• GIVEN MATERIAL:
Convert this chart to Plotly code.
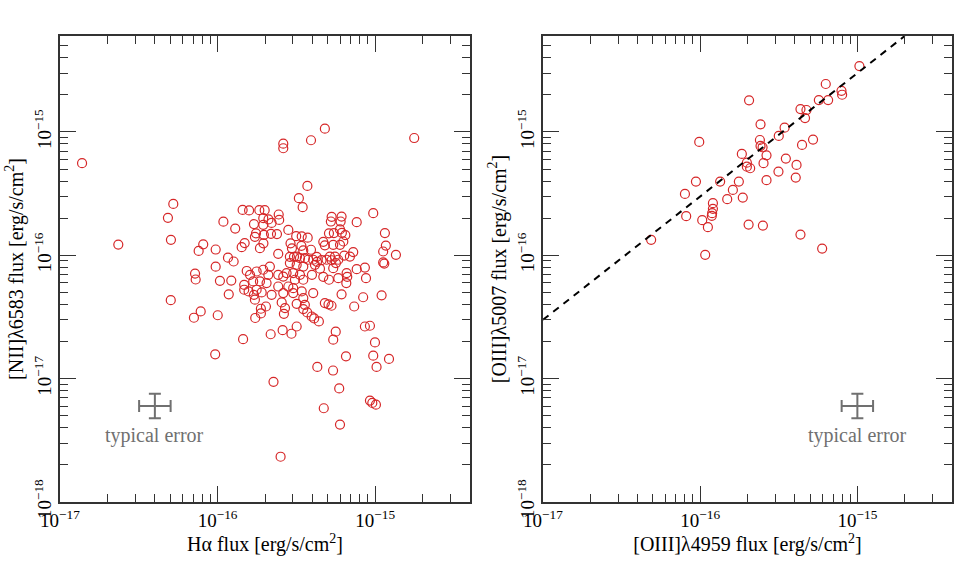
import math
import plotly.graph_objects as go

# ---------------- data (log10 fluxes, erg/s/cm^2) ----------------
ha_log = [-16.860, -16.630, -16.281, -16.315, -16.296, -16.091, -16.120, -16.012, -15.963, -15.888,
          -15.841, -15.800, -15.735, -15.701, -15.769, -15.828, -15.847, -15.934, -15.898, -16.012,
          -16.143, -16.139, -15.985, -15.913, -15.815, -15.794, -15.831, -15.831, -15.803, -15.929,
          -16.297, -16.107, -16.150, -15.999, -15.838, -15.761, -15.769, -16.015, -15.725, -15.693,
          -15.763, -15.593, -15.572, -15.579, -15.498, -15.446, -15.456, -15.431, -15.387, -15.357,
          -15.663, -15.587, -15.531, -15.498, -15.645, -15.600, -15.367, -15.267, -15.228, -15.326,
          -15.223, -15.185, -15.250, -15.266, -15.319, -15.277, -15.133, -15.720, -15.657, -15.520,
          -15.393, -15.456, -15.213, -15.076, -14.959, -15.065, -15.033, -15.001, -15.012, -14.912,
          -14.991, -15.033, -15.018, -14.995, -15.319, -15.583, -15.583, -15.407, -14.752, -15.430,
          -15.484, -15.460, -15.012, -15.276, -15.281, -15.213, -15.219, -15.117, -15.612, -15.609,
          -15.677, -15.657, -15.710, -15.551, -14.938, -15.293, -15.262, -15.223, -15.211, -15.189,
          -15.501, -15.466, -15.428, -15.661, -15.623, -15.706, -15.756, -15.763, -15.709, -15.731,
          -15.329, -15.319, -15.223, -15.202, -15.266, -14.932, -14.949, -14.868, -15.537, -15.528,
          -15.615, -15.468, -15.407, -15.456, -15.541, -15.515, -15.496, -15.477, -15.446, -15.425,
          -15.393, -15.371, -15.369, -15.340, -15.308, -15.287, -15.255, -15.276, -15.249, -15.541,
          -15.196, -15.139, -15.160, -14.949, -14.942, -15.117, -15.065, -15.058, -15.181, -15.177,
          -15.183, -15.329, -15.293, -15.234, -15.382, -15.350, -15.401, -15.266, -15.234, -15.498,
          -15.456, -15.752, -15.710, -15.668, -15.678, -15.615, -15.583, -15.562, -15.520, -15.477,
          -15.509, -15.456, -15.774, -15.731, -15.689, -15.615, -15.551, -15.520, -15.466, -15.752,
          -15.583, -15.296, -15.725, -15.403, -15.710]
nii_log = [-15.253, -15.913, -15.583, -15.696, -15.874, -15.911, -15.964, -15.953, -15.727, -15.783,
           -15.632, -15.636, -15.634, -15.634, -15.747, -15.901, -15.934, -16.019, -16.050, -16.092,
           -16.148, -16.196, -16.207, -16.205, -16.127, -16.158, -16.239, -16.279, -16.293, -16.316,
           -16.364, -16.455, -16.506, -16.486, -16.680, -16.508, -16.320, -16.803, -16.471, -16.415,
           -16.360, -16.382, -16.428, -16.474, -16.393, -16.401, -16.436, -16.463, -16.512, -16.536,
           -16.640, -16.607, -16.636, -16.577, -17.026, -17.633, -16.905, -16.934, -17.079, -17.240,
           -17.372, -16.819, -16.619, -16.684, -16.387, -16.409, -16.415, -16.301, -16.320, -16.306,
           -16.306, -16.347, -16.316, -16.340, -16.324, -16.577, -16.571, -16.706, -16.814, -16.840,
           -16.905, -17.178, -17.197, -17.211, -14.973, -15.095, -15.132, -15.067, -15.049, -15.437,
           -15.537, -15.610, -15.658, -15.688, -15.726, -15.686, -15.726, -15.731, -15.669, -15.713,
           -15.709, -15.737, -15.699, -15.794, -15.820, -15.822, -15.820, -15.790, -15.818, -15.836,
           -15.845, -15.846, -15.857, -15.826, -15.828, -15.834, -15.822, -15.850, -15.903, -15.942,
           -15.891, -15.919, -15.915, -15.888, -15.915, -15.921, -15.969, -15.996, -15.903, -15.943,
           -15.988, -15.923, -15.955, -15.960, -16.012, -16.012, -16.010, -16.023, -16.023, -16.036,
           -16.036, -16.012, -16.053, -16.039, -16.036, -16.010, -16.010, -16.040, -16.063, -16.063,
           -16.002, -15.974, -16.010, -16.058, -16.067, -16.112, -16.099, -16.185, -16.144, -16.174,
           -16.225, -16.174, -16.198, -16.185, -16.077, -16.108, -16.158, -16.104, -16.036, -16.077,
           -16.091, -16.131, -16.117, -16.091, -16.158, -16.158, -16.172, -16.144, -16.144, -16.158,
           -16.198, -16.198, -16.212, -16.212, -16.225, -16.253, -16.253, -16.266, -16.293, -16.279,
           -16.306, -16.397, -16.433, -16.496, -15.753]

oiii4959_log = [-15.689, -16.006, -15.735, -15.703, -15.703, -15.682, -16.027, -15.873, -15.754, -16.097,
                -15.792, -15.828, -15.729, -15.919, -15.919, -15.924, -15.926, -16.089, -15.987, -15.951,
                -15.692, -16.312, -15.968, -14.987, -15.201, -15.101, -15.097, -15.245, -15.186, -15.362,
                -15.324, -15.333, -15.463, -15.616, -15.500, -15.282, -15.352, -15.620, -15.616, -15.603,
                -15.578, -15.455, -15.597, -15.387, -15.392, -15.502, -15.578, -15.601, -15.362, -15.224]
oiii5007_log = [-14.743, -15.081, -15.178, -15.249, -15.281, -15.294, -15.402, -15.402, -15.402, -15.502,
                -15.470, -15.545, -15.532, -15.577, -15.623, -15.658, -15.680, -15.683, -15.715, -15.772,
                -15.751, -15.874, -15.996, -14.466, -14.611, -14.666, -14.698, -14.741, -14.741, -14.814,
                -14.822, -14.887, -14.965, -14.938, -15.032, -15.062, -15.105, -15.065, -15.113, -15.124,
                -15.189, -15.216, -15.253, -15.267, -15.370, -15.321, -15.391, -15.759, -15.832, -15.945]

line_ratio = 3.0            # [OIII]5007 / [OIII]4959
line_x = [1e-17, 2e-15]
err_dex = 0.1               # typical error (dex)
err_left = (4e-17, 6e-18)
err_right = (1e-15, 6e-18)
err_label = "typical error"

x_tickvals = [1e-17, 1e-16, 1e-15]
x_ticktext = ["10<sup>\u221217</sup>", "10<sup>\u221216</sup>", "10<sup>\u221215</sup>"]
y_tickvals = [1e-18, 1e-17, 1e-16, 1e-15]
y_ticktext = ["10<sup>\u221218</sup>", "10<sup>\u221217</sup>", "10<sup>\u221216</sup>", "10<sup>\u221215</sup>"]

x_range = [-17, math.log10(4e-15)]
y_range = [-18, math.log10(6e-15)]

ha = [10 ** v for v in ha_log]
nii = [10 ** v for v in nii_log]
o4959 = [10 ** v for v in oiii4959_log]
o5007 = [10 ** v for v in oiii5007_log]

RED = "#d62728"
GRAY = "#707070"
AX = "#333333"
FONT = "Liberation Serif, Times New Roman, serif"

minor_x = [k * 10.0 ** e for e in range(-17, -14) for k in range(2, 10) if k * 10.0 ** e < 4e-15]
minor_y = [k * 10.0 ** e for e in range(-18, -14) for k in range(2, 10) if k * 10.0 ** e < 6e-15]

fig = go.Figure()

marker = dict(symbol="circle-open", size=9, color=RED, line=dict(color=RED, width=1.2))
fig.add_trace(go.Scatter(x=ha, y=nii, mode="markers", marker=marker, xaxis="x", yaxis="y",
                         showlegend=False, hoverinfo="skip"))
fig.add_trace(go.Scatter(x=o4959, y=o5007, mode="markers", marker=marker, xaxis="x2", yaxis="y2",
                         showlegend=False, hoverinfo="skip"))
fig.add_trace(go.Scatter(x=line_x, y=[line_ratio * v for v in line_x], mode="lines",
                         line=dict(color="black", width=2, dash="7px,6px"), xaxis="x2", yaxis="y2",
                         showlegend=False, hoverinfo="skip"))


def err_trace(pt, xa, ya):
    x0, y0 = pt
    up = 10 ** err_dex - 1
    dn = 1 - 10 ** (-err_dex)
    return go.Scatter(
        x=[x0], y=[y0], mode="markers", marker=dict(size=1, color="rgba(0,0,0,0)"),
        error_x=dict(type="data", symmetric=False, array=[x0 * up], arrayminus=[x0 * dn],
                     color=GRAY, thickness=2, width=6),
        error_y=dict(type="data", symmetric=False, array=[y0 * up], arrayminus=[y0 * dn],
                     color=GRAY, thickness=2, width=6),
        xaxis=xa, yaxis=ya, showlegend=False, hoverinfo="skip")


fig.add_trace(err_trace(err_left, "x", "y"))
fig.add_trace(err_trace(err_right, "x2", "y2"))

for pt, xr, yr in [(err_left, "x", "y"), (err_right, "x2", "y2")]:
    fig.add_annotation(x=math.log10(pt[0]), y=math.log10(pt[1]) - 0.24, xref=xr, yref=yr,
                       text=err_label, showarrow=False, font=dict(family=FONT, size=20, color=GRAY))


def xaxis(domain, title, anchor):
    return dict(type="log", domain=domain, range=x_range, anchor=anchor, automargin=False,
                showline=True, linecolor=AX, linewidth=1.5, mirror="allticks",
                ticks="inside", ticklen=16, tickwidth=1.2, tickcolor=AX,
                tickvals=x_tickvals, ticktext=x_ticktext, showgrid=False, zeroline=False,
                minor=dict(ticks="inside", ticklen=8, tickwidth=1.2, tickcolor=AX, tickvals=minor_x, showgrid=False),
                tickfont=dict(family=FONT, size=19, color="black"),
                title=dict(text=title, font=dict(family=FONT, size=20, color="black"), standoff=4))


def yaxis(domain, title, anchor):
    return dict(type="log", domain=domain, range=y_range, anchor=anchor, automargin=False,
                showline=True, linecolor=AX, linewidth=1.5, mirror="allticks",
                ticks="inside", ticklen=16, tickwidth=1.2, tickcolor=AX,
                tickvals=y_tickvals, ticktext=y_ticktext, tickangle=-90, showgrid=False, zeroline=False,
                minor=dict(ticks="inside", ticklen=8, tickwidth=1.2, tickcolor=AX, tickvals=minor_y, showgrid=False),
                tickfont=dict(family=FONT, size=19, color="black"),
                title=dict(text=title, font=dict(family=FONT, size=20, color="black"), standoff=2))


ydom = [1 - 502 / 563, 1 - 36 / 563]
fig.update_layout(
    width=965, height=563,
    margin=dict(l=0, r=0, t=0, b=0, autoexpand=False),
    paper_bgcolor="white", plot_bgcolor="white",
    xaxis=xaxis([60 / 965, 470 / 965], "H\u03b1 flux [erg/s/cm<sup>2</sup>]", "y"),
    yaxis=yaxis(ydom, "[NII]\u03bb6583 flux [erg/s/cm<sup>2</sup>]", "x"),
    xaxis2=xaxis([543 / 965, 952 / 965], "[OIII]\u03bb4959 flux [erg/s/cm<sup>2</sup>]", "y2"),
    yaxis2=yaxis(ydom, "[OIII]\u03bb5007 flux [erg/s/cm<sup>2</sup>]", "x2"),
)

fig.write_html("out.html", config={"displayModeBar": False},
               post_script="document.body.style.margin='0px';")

• EXERCISE GOAL:
Give back exactly the lines from the first line of the data through the line with "import plotly.graph_objects as go", pictures excluded.

• IN RESPONSE:
Convert this chart to Plotly code.
import math
import plotly.graph_objects as go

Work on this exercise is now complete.